■ **TASK INSTRUCTIONS**: Copy out each line that has "this" in it.

====================

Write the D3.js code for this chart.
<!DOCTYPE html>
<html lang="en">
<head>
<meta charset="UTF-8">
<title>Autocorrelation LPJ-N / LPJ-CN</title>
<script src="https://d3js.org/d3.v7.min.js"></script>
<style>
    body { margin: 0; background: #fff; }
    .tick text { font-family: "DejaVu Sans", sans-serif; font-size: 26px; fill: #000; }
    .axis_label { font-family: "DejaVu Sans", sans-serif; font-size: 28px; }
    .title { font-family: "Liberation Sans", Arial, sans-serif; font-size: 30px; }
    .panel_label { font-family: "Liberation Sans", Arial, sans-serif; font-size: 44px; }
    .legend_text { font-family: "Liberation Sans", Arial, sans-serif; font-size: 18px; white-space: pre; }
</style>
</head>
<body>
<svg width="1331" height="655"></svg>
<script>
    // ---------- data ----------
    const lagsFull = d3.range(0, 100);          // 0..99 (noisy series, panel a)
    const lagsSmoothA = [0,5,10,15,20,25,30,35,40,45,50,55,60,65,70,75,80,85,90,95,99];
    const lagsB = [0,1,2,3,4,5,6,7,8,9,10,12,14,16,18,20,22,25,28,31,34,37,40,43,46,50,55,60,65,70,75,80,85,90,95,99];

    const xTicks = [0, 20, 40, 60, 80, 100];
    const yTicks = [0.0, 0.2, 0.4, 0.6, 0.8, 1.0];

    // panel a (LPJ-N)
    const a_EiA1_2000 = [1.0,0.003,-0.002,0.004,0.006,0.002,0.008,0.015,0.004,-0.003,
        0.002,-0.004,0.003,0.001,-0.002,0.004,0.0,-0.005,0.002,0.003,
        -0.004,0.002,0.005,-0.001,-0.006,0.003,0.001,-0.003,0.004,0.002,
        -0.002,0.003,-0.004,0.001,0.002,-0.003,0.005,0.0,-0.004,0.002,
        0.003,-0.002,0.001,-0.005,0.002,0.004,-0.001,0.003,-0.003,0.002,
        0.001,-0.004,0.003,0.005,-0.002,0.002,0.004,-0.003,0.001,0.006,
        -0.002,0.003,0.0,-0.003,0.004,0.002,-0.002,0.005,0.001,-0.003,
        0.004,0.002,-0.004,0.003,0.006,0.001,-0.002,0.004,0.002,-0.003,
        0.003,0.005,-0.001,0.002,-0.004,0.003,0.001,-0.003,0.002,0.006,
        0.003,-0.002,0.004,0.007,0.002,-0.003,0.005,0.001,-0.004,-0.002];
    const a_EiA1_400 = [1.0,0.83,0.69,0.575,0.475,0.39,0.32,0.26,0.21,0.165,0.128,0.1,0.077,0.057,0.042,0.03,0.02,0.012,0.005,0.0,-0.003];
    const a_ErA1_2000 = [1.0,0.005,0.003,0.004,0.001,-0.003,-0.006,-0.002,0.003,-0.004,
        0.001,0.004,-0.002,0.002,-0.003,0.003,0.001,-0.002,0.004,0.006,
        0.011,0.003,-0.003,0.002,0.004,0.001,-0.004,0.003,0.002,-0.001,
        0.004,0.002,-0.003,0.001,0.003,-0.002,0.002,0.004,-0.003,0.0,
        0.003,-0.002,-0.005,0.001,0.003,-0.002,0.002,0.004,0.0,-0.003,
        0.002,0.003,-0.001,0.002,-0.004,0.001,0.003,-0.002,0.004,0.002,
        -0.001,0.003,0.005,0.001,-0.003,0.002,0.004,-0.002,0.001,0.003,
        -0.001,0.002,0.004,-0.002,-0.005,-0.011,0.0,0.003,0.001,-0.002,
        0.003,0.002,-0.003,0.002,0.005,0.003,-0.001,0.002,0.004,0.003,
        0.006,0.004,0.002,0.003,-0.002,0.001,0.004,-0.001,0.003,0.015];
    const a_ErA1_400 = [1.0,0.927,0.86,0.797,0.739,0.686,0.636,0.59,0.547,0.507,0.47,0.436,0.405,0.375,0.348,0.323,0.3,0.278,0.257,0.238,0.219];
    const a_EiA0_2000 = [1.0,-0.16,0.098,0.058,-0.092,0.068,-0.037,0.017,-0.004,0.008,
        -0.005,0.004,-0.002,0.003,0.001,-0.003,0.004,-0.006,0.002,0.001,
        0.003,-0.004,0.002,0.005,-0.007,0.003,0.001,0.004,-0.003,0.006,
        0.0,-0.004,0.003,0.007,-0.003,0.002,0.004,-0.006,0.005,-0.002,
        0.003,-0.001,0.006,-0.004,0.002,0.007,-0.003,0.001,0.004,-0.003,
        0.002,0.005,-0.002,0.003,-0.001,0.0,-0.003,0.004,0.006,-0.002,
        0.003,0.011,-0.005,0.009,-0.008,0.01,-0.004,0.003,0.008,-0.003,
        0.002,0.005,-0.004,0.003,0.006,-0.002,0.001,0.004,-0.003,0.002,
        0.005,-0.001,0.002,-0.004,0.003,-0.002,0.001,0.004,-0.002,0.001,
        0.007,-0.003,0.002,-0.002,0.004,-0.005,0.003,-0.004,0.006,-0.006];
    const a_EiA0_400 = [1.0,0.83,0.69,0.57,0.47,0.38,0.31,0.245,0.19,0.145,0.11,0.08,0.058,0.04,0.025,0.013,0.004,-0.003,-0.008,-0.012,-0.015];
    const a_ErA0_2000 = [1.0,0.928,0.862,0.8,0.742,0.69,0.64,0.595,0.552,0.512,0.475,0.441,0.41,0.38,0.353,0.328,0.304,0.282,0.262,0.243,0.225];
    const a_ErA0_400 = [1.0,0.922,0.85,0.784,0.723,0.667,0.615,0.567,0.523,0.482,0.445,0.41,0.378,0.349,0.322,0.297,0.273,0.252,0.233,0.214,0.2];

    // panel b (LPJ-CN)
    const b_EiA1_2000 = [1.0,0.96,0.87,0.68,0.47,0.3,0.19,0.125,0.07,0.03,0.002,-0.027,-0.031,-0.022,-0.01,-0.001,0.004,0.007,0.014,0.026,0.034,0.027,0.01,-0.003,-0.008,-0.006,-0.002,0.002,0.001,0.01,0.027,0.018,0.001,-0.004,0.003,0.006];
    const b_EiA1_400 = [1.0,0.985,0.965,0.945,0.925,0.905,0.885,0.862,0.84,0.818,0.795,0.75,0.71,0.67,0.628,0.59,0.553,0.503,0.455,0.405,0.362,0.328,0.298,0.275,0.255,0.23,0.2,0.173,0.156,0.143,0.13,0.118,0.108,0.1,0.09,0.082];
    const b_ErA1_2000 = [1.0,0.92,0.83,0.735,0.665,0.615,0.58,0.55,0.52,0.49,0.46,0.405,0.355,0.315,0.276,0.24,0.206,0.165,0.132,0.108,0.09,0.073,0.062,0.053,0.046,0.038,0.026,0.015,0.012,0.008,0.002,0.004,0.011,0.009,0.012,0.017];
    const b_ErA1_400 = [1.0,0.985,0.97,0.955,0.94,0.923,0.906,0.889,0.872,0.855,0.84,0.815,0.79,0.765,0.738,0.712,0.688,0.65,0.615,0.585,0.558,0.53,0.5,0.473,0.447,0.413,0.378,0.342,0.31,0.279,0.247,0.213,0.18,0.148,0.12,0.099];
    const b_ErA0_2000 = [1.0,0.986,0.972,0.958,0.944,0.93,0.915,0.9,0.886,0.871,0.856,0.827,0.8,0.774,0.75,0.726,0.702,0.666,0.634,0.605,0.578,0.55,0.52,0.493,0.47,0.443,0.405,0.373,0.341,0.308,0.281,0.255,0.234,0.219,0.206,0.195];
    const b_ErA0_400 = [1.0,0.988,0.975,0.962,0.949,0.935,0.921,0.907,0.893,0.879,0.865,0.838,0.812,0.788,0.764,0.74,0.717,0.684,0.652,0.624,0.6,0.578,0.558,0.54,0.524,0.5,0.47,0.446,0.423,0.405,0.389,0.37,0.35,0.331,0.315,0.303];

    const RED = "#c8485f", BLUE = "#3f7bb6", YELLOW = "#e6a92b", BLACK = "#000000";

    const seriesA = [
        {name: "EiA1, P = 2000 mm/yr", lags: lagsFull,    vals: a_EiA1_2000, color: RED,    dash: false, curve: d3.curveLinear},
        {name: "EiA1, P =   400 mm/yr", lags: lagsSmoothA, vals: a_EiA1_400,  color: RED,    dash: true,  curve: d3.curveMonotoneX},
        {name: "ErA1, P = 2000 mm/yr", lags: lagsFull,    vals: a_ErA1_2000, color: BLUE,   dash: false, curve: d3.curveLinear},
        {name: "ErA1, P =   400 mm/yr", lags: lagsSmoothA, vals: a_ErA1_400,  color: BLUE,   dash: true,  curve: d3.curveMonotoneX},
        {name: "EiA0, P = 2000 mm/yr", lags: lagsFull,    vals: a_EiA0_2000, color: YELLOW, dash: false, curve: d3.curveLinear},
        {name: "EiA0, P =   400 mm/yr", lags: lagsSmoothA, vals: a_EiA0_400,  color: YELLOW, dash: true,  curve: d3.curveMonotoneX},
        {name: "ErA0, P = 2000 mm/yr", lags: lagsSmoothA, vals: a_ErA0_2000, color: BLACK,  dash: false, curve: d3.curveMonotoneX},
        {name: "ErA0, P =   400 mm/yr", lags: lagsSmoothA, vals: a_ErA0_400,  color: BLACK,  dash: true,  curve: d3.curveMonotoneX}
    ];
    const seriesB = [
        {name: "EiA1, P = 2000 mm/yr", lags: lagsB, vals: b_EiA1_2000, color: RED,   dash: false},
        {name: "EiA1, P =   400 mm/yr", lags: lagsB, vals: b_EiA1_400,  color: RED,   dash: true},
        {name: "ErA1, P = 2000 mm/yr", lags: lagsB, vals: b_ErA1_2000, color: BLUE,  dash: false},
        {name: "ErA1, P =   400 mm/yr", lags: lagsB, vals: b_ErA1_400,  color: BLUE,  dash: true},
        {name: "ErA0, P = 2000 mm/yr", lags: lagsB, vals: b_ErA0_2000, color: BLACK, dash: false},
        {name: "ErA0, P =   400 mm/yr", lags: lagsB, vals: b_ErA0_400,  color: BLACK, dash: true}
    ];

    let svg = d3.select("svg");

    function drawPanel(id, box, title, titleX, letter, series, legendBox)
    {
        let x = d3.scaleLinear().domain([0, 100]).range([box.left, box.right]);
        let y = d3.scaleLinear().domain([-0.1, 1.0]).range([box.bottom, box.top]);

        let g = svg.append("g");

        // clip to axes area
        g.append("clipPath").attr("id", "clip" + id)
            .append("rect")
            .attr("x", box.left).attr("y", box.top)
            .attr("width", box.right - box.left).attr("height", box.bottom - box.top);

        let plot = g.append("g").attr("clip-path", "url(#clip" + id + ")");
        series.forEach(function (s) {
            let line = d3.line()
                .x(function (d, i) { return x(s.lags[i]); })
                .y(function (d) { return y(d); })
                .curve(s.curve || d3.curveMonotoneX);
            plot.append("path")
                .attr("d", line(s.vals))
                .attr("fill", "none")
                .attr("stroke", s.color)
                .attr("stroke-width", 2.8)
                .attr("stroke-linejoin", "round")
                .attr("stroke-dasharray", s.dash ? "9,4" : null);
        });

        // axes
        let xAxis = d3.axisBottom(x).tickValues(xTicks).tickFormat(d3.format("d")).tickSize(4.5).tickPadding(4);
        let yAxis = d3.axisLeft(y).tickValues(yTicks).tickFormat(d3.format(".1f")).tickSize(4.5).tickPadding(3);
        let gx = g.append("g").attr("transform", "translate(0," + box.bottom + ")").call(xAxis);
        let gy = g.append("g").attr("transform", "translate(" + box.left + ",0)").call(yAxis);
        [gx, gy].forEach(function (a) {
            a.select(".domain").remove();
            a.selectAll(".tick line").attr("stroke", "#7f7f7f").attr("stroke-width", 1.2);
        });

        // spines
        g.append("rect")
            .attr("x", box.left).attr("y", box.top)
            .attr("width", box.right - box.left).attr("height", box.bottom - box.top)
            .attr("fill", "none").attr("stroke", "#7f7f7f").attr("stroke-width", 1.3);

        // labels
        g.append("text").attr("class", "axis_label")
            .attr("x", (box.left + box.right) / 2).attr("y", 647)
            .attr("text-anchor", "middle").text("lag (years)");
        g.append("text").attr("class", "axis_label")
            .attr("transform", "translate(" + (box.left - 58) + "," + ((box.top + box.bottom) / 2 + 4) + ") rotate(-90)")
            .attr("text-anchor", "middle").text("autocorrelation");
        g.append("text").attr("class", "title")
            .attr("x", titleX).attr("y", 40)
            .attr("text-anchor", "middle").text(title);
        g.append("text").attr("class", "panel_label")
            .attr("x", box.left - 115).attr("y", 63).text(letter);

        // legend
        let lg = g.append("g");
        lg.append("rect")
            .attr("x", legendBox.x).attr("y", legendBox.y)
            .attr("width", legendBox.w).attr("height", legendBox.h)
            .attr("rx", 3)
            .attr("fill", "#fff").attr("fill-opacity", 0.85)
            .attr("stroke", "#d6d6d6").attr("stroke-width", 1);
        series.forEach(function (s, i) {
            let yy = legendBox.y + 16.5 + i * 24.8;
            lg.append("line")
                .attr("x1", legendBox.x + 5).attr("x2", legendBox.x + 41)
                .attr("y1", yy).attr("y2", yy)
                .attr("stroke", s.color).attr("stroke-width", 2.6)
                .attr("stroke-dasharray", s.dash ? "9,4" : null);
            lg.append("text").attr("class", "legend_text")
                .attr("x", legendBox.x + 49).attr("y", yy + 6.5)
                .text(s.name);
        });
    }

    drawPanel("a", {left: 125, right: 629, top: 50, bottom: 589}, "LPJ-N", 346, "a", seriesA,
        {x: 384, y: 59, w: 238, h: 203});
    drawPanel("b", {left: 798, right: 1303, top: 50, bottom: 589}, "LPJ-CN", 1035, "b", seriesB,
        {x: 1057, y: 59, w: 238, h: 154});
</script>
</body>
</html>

====================

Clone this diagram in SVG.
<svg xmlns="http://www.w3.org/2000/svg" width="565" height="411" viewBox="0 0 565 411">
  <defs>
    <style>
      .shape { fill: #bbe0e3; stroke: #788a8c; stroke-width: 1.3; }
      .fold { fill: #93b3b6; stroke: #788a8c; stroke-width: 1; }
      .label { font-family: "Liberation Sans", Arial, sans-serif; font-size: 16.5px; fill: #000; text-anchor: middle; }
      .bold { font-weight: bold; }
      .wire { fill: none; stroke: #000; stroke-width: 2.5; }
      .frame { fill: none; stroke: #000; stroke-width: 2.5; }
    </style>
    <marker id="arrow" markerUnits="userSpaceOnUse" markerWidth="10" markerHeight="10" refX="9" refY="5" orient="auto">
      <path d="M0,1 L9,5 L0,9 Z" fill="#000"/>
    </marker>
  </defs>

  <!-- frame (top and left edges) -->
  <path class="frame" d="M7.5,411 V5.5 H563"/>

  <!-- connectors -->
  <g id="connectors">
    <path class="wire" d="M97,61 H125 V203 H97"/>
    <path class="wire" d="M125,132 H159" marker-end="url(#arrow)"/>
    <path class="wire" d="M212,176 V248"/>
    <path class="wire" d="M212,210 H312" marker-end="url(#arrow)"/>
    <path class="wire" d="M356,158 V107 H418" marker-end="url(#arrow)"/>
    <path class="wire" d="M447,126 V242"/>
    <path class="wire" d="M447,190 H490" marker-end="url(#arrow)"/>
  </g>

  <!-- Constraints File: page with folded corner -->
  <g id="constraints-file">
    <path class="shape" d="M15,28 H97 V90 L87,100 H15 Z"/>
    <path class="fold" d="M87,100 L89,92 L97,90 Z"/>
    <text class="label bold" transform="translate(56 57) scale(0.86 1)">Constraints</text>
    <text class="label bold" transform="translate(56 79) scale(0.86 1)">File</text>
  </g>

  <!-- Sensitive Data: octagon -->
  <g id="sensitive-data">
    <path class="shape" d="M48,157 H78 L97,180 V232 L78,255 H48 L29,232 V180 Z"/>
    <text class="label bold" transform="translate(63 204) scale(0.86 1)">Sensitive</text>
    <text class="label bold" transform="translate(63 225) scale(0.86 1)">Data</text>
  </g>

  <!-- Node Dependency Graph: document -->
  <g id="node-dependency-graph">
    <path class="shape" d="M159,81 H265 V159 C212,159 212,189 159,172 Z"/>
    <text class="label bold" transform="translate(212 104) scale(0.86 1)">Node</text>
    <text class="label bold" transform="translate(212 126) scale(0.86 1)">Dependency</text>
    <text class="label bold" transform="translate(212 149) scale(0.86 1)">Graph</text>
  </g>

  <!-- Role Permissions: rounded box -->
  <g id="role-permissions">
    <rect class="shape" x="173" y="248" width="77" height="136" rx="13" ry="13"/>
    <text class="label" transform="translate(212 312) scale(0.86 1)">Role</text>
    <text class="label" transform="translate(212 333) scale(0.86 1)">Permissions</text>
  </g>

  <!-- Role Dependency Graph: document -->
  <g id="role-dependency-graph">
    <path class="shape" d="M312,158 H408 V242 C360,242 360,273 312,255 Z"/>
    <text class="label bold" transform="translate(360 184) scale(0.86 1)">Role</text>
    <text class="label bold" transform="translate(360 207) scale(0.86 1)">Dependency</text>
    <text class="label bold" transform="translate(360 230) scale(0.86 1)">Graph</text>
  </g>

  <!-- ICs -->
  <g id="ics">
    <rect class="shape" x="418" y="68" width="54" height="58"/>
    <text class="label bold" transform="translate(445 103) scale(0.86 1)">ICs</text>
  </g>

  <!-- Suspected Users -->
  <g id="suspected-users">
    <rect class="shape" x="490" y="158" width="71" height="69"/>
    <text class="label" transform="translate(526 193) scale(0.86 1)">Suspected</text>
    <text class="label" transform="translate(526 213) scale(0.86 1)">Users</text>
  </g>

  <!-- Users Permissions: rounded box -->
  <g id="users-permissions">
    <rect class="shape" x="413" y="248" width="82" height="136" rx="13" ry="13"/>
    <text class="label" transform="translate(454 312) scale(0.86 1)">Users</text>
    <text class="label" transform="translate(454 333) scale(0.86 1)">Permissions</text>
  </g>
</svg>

====================

■ **ANSWER FOR THE TASK**:
Write the D3.js code for this chart.
Clone this diagram in SVG.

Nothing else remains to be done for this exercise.